AmaWaterways has always been dedicated to and passionate about their Vietnam and Cambodian itineraries. They were here offering river cruises before it became trendy – before everyone else figured out what they already knew. They sponsor a school here. They take their guests on culturally-enriching experiences. When I met AmaWaterways co-founders Rudi Schreiner and Kristin Karst this past June, they both spoke with wide-eyed enthusiasm about these voyages.
They’re also consciously aware of the changing conditions of this region. Recently, Phnom Penh has been the site of several high-profile uprisings and protests, many of which have been violently quashed. So AmaWaterways re-jigged the schedule to keep the ship and her guests clear of any potential dangers.
This evening, though, we received word during dinner that the local authorities had cleared AmaLotus to dock (as normally scheduled) in the heart of Phnom Penh, and invited guests to go ashore. So that’s just what I did, along with a small group of other guests that I’ve become good friends with. And I was not disappointed I did so; seeing Phnom Pehn at night was electrifying. Yes, there is a huge prostitution problem here. You’ll see it immediately, and it’s very obvious. But there are also scores of trendy bars and legitimate nightclubs, and I think it’s worth stressing that when our little party of three ended up accidentally strolling down these streets, we never felt threatened or unsafe.
Phnom Penh is also filled with friendly people. When our group became, let’s say, unsure of where we were (and, frankly, a little leery of wandering into an escort bar), a shopkeeper had his American-born Cambodian daughter give us directions. Not only that, she personally walked us two blocks to where we were headed to ensure we went the right way, then joined us for drinks. She grew up in Oregon, lived in California, and returned to Phnom Penh five years ago to help her father run his business.
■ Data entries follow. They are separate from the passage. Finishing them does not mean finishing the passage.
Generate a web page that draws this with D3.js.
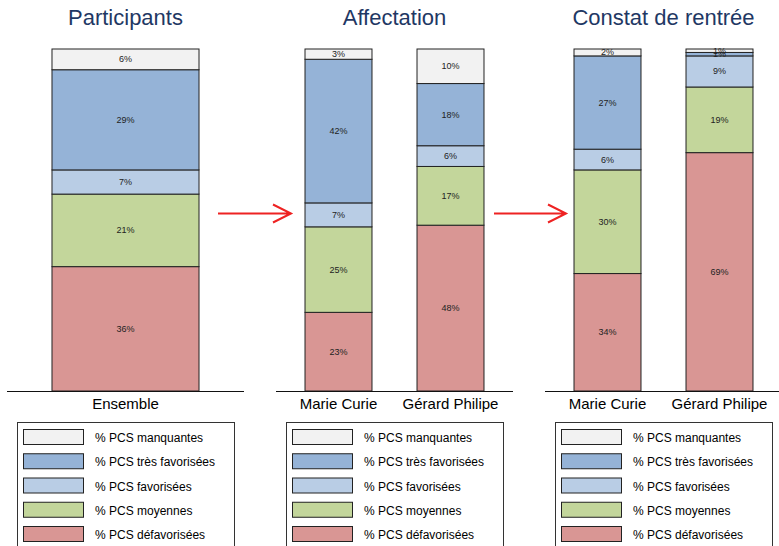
<!DOCTYPE html>
<html>
<head>
<meta charset="utf-8">
<script src="https://cdn.jsdelivr.net/npm/d3@7"></script>
<style>
  body { margin: 0; background: #fff; }
  svg { font-family: "Liberation Sans", Arial, sans-serif; display: block; }
</style>
</head>
<body>
<div id="chart"></div>
<script>
// stack order, bottom to top
const pcsKeys = ["defav", "moy", "fav", "tresFav", "manq"];
const pcsColors = ["#D99694", "#C3D69B", "#B9CDE5", "#95B3D7", "#F2F2F2"];
// legend order, top to bottom
const legendKeys = ["manq", "tresFav", "fav", "moy", "defav"];
const legendLabels = ["% PCS manquantes", "% PCS très favorisées", "% PCS favorisées", "% PCS moyennes", "% PCS défavorisées"];

const panelTitles = ["Participants", "Affectation", "Constat de rentrée"];

const participantsLabels = ["Ensemble"];
const participantsValues = [[36, 21, 7, 29, 6]];

const affectationLabels = ["Marie Curie", "Gérard Philipe"];
const affectationValues = [[23, 25, 7, 42, 3], [48, 17, 6, 18, 10]];

const constatLabels = ["Marie Curie", "Gérard Philipe"];
const constatValues = [[34, 30, 6, 27, 2], [69, 19, 9, 1, 1]];

const panels = [
  { title: panelTitles[0], labels: participantsLabels, values: participantsValues },
  { title: panelTitles[1], labels: affectationLabels, values: affectationValues },
  { title: panelTitles[2], labels: constatLabels, values: constatValues }
];

const W = 779, H = 546;
const svg = d3.select("#chart").append("svg").attr("width", W).attr("height", H);

const color = d3.scaleOrdinal().domain(pcsKeys).range(pcsColors);
const y = d3.scaleLinear().domain([0, 1]).range([391, 49]);
const panelLeft = [7, 276, 545];
const panelWidth = 237;

const stack = d3.stack().keys(pcsKeys).offset(d3.stackOffsetExpand);

panels.forEach((p, i) => {
  const x0 = panelLeft[i];
  const g = svg.append("g");

  const rows = p.labels.map((lab, j) => {
    const row = { label: lab };
    pcsKeys.forEach((k, n) => row[k] = p.values[j][n]);
    return row;
  });

  const x = d3.scaleBand().domain(p.labels).range([x0, x0 + panelWidth]);
  if (p.labels.length === 1) x.paddingInner(0).paddingOuter(0.306);
  else x.paddingInner(0.402).paddingOuter(0.259);

  // title
  g.append("text")
    .attr("x", x0 + panelWidth / 2).attr("y", 25)
    .attr("text-anchor", "middle")
    .attr("font-size", 22).attr("fill", "#1F3864")
    .text(p.title);

  const series = stack(rows);
  series.forEach(s => {
    const layer = g.append("g");
    layer.selectAll("rect").data(s).enter().append("rect")
      .attr("x", d => x(d.data.label))
      .attr("y", d => y(d[1]))
      .attr("width", x.bandwidth())
      .attr("height", d => y(d[0]) - y(d[1]))
      .attr("fill", color(s.key))
      .attr("stroke", "#222").attr("stroke-width", 1);
    layer.selectAll("text").data(s).enter().append("text")
      .attr("x", d => x(d.data.label) + x.bandwidth() / 2)
      .attr("y", d => (y(d[0]) + y(d[1])) / 2 + 3)
      .attr("text-anchor", "middle")
      .attr("font-size", 9).attr("fill", "#222")
      .text(d => d.data[s.key] + "%");
  });

  // category axis
  const ax = g.append("g").attr("transform", "translate(0,391)")
    .call(d3.axisBottom(x).tickSize(0).tickPadding(7));
  ax.select(".domain").attr("stroke", "#111").attr("d", `M${x0},0.5H${x0 + panelWidth}`);
  ax.selectAll("text").attr("font-size", 15).attr("fill", "#000")
    .attr("font-family", "Liberation Sans, Arial, sans-serif");

  // legend
  const lx = x0 + 10, lw = panelWidth - 20;
  const lg = g.append("g");
  lg.append("rect").attr("x", lx + 0.5).attr("y", 422.5).attr("width", lw).attr("height", 140)
    .attr("fill", "#fff").attr("stroke", "#333");
  legendKeys.forEach((k, n) => {
    const ry = 429 + n * 24.25;
    lg.append("rect").attr("x", lx + 6.5).attr("y", ry + 0.5).attr("width", 60).attr("height", 15)
      .attr("fill", color(k)).attr("stroke", "#222");
    lg.append("text").attr("x", lx + 78).attr("y", ry + 13)
      .attr("font-size", 12).attr("fill", "#000")
      .text(legendLabels[n]);
  });
});

// red arrows between panels
const arrows = [[218, 291], [494, 566]];
arrows.forEach(a => {
  const ay = 213.5;
  svg.append("path")
    .attr("d", `M${a[0]},${ay}H${a[1]}M${a[1] - 18},${ay - 9}L${a[1]},${ay}L${a[1] - 18},${ay + 9}`)
    .attr("fill", "none").attr("stroke", "#EE2222").attr("stroke-width", 2);
});
</script>
</body>
</html>
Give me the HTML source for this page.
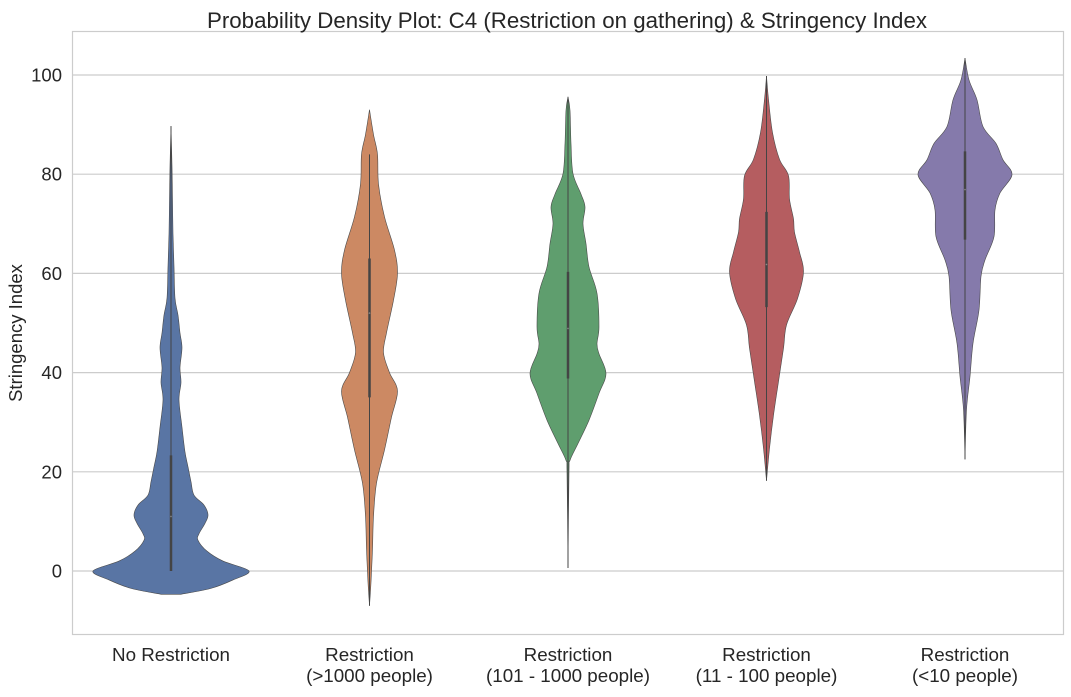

Two hours and one Angkor Beer on the ground in Phnom Penh was a great way to spend an evening, and it’s nice that AmaWaterways is continually seeking to adjust the itinerary to provide their guests with the ultimate Mekong experience.
Tomorrow, we set off in Phnom Penh for a tour of the Royal Palace and an afternoon excursion to the infamous Killing Fields and S21 Detention Center. It will no doubt be a difficult day, but as one guest remarked today, “it seems to get better every day.”